Montreal Gazette

A TALE OF TWO ONLINE SOLITUDES

- ALBERT KRAMBERGER

The revamped Vaudreuil-Dorion municipal website doesn’t offer much English-language content. In fact, neither did the city’s previous version of its website.

However, that didn’t stop the website from becoming the first salvo in a political battle involving longtime Mayor Guy Pilon and declared rival Pierre Séguin in the run-up to the Nov. 5 election.

The newly stylized, userfriend­lier website went up last week. Under a tab on the home page titled “English,” there is an explanatio­n that the municipali­ty of 38,117 residents doesn’t have official bilingual status under Quebec’s language charter. There are links to six PDF documents in English, the same English documents that appeared on the old website.

They include the municipal bulletin, the activities program, the municipal taxes bulletin and a leaflet on the emerald ash borer, an invasive bug threatenin­g trees in the Montreal region and across parts of North America.
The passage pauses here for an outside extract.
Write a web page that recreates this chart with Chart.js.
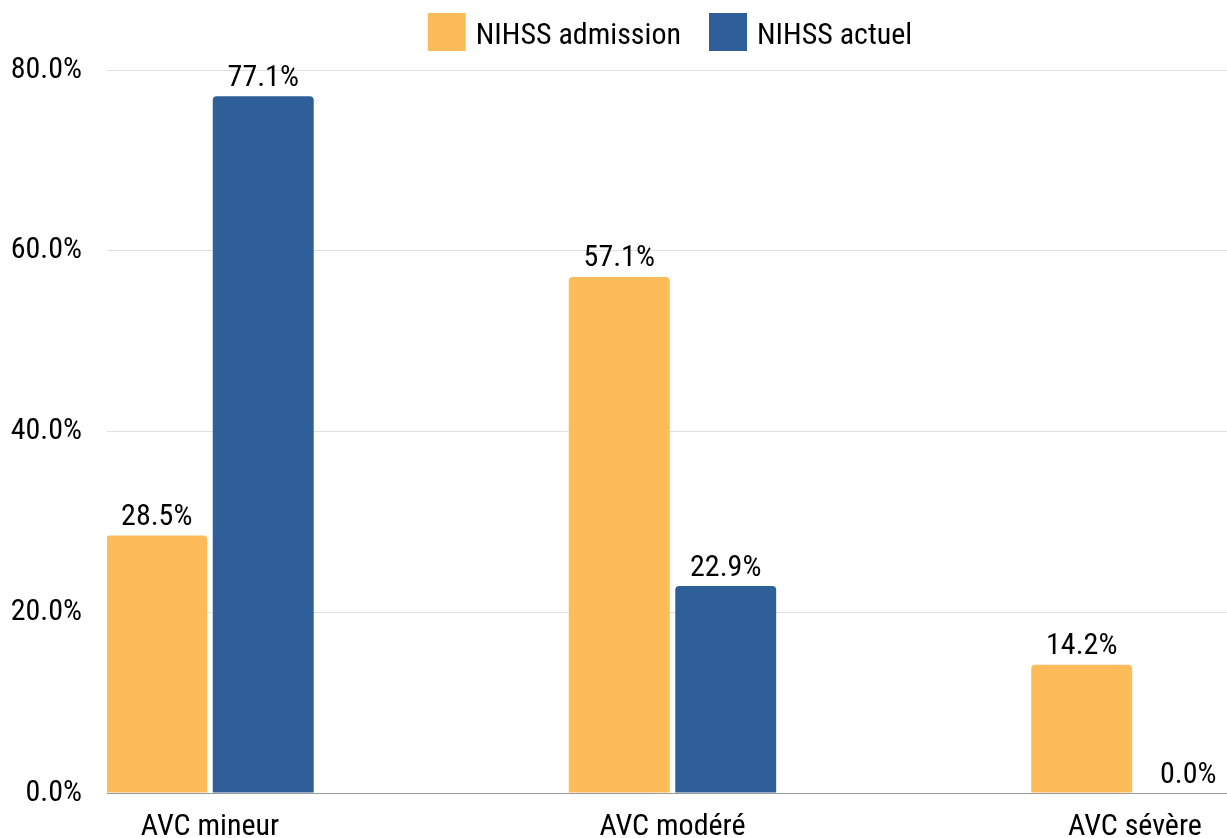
<!DOCTYPE html>
<html>
<head>
<meta charset="utf-8">
<script src="https://cdn.jsdelivr.net/npm/chart.js@4"></script>
<style>
  html, body { margin: 0; padding: 0; background: #fff; overflow: hidden; }
  #wrap { position: relative; width: 1227px; height: 838px; }
</style>
</head>
<body>
<div id="wrap"><canvas id="c"></canvas></div>
<script>
// Stroke severity groups (NIHSS), share of patients in %
const categories = ['AVC mineur', 'AVC modéré', 'AVC sévère'];
const seriesNames = ['NIHSS admission', 'NIHSS actuel'];
const admission = [28.5, 57.1, 14.2];
const actuel = [77.1, 22.9, 0.0];
const yTicks = [0, 20, 40, 60, 80];

const colors = ['#FDBB59', '#2E5F98'];
const FONT = '"Roboto Condensed", Roboto, sans-serif';
const fontSpec = { family: FONT, size: 30 };

// Percent label above each bar
const valueLabels = {
  id: 'valueLabels',
  afterDatasetsDraw(chart) {
    const ctx = chart.ctx;
    ctx.save();
    ctx.font = `30px ${FONT}`;
    ctx.fillStyle = '#000';
    ctx.textAlign = 'center';
    ctx.textBaseline = 'alphabetic';
    chart.data.datasets.forEach((ds, di) => {
      const meta = chart.getDatasetMeta(di);
      meta.data.forEach((bar, i) => {
        const v = ds.data[i].y;
        ctx.fillText(v.toFixed(1) + '%', bar.x, bar.y - 10.5);
      });
    });
    ctx.restore();
  }
};

// Legend row centred above the plot area
const topLegend = {
  id: 'topLegend',
  afterDraw(chart) {
    const ctx = chart.ctx;
    const boxW = 38, boxH = 38, gapText = 10, gapItem = 28, top = 13;
    ctx.save();
    ctx.font = `30px ${FONT}`;
    const widths = chart.data.datasets.map(d => ctx.measureText(d.label).width);
    const total = widths.reduce((s, w) => s + boxW + gapText + w, 0) + gapItem * (widths.length - 1);
    const center = (chart.chartArea.left + chart.chartArea.right) / 2 + 3;
    let x = center - total / 2;
    chart.data.datasets.forEach((d, i) => {
      ctx.fillStyle = d.backgroundColor;
      ctx.fillRect(x, top, boxW, boxH);
      ctx.fillStyle = '#000';
      ctx.textAlign = 'left';
      ctx.textBaseline = 'alphabetic';
      ctx.fillText(d.label, x + boxW + gapText, 44);
      x += boxW + gapText + widths[i] + gapItem;
    });
    ctx.restore();
  }
};

const barStyle = {
  borderRadius: 4,
  borderSkipped: 'start',
  categoryPercentage: 0.4605,
  barPercentage: 0.948
};

new Chart(document.getElementById('c'), {
  type: 'bar',
  data: {
    datasets: [
      Object.assign({ label: seriesNames[0], backgroundColor: colors[0],
        data: admission.map((y, i) => ({ x: i, y })) }, barStyle),
      Object.assign({ label: seriesNames[1], backgroundColor: colors[1],
        data: actuel.map((y, i) => ({ x: i, y })) }, barStyle)
    ]
  },
  options: {
    responsive: true,
    maintainAspectRatio: false,
    animation: false,
    devicePixelRatio: 1,
    layout: { padding: { top: 70, right: 0, bottom: 0, left: 0 } },
    plugins: {
      legend: { display: false },
      tooltip: { enabled: false }
    },
    scales: {
      x: {
        type: 'linear',
        offset: false,
        min: -0.2227,
        max: 2.199,
        grid: { display: false, offset: false },
        border: { display: true, color: '#9a9a9a', width: 1 },
        afterBuildTicks: s => { s.ticks = categories.map((_, i) => ({ value: i })); },
        afterFit: s => { s.height = 45; },
        ticks: {
          font: fontSpec,
          color: '#000',
          padding: 8,
          maxRotation: 0,
          autoSkip: false,
          callback: v => categories[v] !== undefined ? categories[v] : ''
        }
      },
      y: {
        min: 0,
        max: 80,
        grid: { color: '#e0e0e0', drawTicks: false },
        border: { display: false },
        afterBuildTicks: s => { s.ticks = yTicks.map(v => ({ value: v })); },
        afterFit: s => { s.width = 107; },
        ticks: {
          font: fontSpec,
          color: '#000',
          padding: 25,
          callback: v => v.toFixed(1) + '%'
        }
      }
    }
  },
  plugins: [valueLabels, topLegend]
});
</script>
</body>
</html>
General informatio­n regarding security and health issues is also provided in English, said Jennifer Genest, city communicat­ion agent.
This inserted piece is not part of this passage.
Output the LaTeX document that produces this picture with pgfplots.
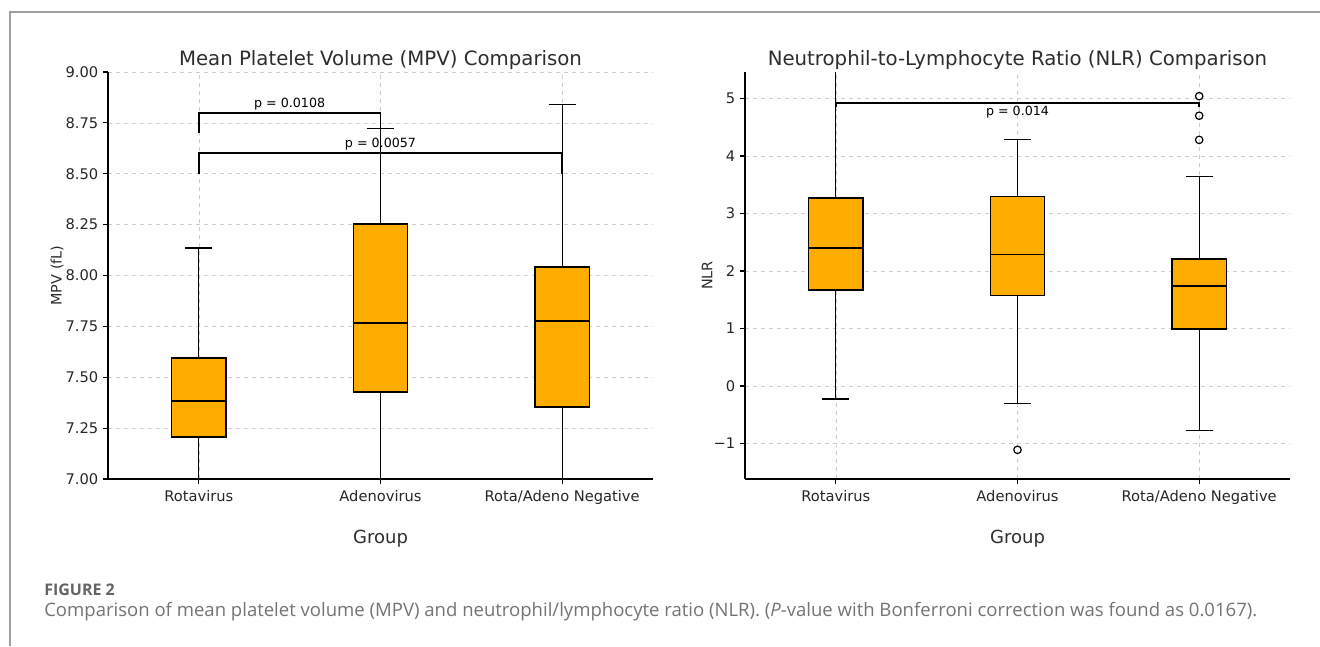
\documentclass[border=0pt]{standalone}
\usepackage{fontspec}
\setmainfont{DejaVu Sans}
\newfontfamily\capfont{Open Sans}
\usepackage{pgfplots}
\pgfplotsset{compat=1.18}
\usepgfplotslibrary{statistics}
\definecolor{boxorange}{RGB}{255,172,0}
\definecolor{gridgray}{RGB}{205,205,205}
\definecolor{titlegray}{RGB}{45,45,45}
\definecolor{capgray}{RGB}{100,100,100}

\pgfplotsset{
 mystyle/.style={
  scale only axis, width=408.75pt, height=305.25pt,
  xmin=-0.5, xmax=2.5,
  axis lines*=left,
  xtick={0,1,2}, xticklabels={Rotavirus,Adenovirus,Rota/Adeno Negative},
  tick align=outside, major tick length=3.75pt,
  tick style={black, line width=0.8pt},
  axis line style={black, line width=1pt},
  xmajorgrids, ymajorgrids,
  grid style={dashed, gridgray, line width=0.5pt},
  ticklabel style={font=\fontsize{11}{12}\selectfont, text=black!85},
  xticklabel style={yshift=-1pt},
  xlabel={Group},
  xlabel style={font=\fontsize{13.5}{15}\selectfont, text=titlegray, at={([yshift=-45pt]axis description cs:0.5,0)}, anchor=center},
  title style={font=\fontsize{14.8}{16}\selectfont, text=titlegray, at={([yshift=3pt]axis description cs:0.5,1)}, anchor=center, yshift=0pt},
  boxplot/draw direction=y,
 },
 mybox/.style={draw=black, fill=boxorange, line width=0.9pt, solid},
}

\begin{document}
\begin{tikzpicture}
\useasboundingbox (0,0) rectangle (990pt,-484.5pt);
\draw[gray!75, line width=1pt] (7.5pt,-484.5pt) -- (7.5pt,-9pt) -- (990pt,-9pt);

% ---------- left: MPV ----------
\begin{axis}[mystyle,
  at={(81pt,-359.25pt)}, anchor=south west,
  ymin=7, ymax=9,
  ytick={7,7.25,7.5,7.75,8,8.25,8.5,8.75,9},
  yticklabels={7.00,7.25,7.50,7.75,8.00,8.25,8.50,8.75,9.00},
  title={Mean Platelet Volume (MPV) Comparison},
  ylabel={MPV (fL)},
  ylabel style={font=\fontsize{10.8}{12}\selectfont, text=titlegray, at={([xshift=-38.25pt]axis description cs:0,0.5)}, anchor=center},
]
\addplot[mybox, boxplot prepared={draw position=0, lower whisker=6.75, lower quartile=7.206, median=7.383, upper quartile=7.595, upper whisker=8.135, box extend=0.3, whisker extend=0.15}] coordinates {};
\addplot[mybox, boxplot prepared={draw position=1, lower whisker=6.7, lower quartile=7.428, median=7.767, upper quartile=8.253, upper whisker=8.722, box extend=0.3, whisker extend=0.15}] coordinates {};
\addplot[mybox, boxplot prepared={draw position=2, lower whisker=6.6, lower quartile=7.354, median=7.776, upper quartile=8.042, upper whisker=8.840, box extend=0.3, whisker extend=0.15}] coordinates {};
\addplot[black, line width=1.4pt] coordinates {(0,8.70) (0,8.80) (1,8.80) (1,8.70)};
\addplot[black, line width=1.4pt] coordinates {(0,8.50) (0,8.60) (2,8.60) (2,8.50)};
\node[font=\fontsize{9.5}{10}\selectfont, anchor=south, inner sep=2pt] at (axis cs:0.5,8.80) {p = 0.0108};
\node[font=\fontsize{9.5}{10}\selectfont, anchor=south, inner sep=2pt] at (axis cs:1,8.60) {p = 0.0057};
\end{axis}

% ---------- right: NLR ----------
\begin{axis}[mystyle,
  at={(558.75pt,-359.25pt)}, anchor=south west,
  ymin=-1.617, ymax=5.46,
  ytick={-1,0,1,2,3,4,5},
  yticklabels={−1,0,1,2,3,4,5},
  title={Neutrophil-to-Lymphocyte Ratio (NLR) Comparison},
  ylabel={NLR},
  ylabel style={font=\fontsize{10.8}{12}\selectfont, text=titlegray, at={([xshift=-28.5pt]axis description cs:0,0.5)}, anchor=center},
]
\addplot[mybox, boxplot prepared={draw position=0, lower whisker=-0.226, lower quartile=1.67, median=2.40, upper quartile=3.27, upper whisker=5.7, box extend=0.3, whisker extend=0.15}] coordinates {};
\addplot[mybox, boxplot prepared={draw position=1, lower whisker=-0.31, lower quartile=1.58, median=2.28, upper quartile=3.30, upper whisker=4.28, box extend=0.3, whisker extend=0.15}] coordinates {};
\addplot[mybox, boxplot prepared={draw position=2, lower whisker=-0.77, lower quartile=0.99, median=1.74, upper quartile=2.21, upper whisker=3.65, box extend=0.3, whisker extend=0.15}] coordinates {};
\addplot[only marks, mark=o, mark size=2.8pt, mark options={black, line width=0.9pt}] coordinates {(1,-1.11) (2,5.04) (2,4.70) (2,4.28)};
\addplot[black, line width=1.4pt] coordinates {(0,4.85) (0,4.92) (2,4.92) (2,4.85)};
\node[font=\fontsize{9.5}{10}\selectfont, anchor=north, inner sep=2pt] at (axis cs:1,4.92) {p = 0.014};
\end{axis}

% ---------- caption ----------
\node[anchor=west, inner sep=0pt, font=\capfont\fontsize{12}{13}\selectfont\bfseries, text=capgray] at (33pt,-442.5pt) {FIGURE 2};
\node[anchor=west, inner sep=0pt, font=\capfont\fontsize{13.9}{16}\selectfont, text=capgray!90] at (33pt,-459pt) {Comparison of mean platelet volume (MPV) and neutrophil/lymphocyte ratio (NLR). (\textit{P}-value with Bonferroni correction was found as 0.0167).};
\end{tikzpicture}
\end{document}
Pilon told the Montreal Gazette he is willing to add more English-language online content if residents demand it, as long as the additions comply with the language charter.

“Because we respect the (language) law, there are some people (running) in the coming election who decided to jump on it, to try to find something to come against us,” the mayor said.

Pilon, now in his third term as mayor, defeated Mario Tanguay by a wide margin in 2013 and won two previous elections by acclamatio­n. He will seek reelection and is unveiling his slate of councillor­s this week.

Séguin, who plans to announce his slate of councillor candidates later, said the English-speaking community won’t be forgotten in his program.

The percentage of English speakers in Vaudreuil-Dorion is growing every year, Séguin said. That’s why the city should have a French version and an English version of its website, he said.

“It is my personal opinion that the English-speaking community is, together with the Frenchspea­king community, the basis of our city and its future,” he said. “English-speaking citizens are not second-class citizens.”

According to a 2006 Statistics Canada community profile, a little more than 20 per cent of Vaudreuil-Dorion’s population spoke English at home, while just over 60 per cent of residents had knowledge of both English and French. Statistics Canada will release updated informatio­n from the 2016 census in August.

Quebec’s language charter grants bilingual status only to municipali­ties where more than 50 per cent of residents declare English as their mother tongue. Hudson and Pincourt are two OffIsland municipali­ties that have bilingual status under the charter.

If English-speaking VaudreuilD­orion residents want an online platform with more English content, they don’t have to wait for the upcoming fall election campaign. They can make their voices heard during the public question period at the next city council meeting, which is set for Monday at 7:30 p.m.

If officials are interested, neighbouri­ng St-Lazare sets a fine example of how to incorporat­e more English content online without facing a backlash from Quebec’s language police.

BEATING THE STATUS QUO

St-Lazare offers significan­t English-language content, even though it doesn’t have bilingual status under the language charter and has over the years been targeted by the Office québécois de la langue française (OQLF).

In 2003, the OQLF informed the municipali­ty that the town’s logo, adopted in 1993, didn’t comply with the province’s language guidelines.

The 1993 logo, with green trees and a horse image in the background, used the abbreviati­on “St.” in the town’s name, while the language bureaucrat­s stipulated it should be written in its long form. In 2008, the town complied and officially updated its logo, used on stationary and signs, to read Saint-Lazare.

The OQLF also advised the town it could not post bilingual welcome signs, so a previous town council opted to black out the English wording under “vous acceuille” on existing signs instead of paying for replacemen­ts. The city has since opted to replace them but without a “welcome” or “vous acceuille” message. In 2012, the OQLF followed up on an anonymous complaint and then ordered the municipali­ty to comply with the charter of the French language. All official documents, such as tax bills, mailed from town hall have to be issued in French only.

In 2015, St-Lazare launched a virtual online municipal bulletin with informatio­n in both of Canada’s official languages.

According to Statistics Canada, about 40 per cent of St-Lazare’s population had identified English as their mother tongue in the previous census. St-Lazare, like Vaudreuil-Dorion, doesn’t have bilingual status.

When it comes to St-Lazare’s website or Facebook page, the informatio­n is provided in English and French but on two separate platforms, so technicall­y it is not bilingual, city spokeswoma­n Geneviève Hamel said.

“We are also entitled to respond to a user (website or other social media) in English as long as we also provide a French answer along with it. We are not allowed to mass-mail a bilingual document or English document. We may send a personaliz­ed English document to someone who as requested it but in a summarized fashion,” she added.

“Nothing in the charter says a unilingual town is not allowed to provide English content. We are allowed to provide any English content we want, just not bilingual, English and French side by side.”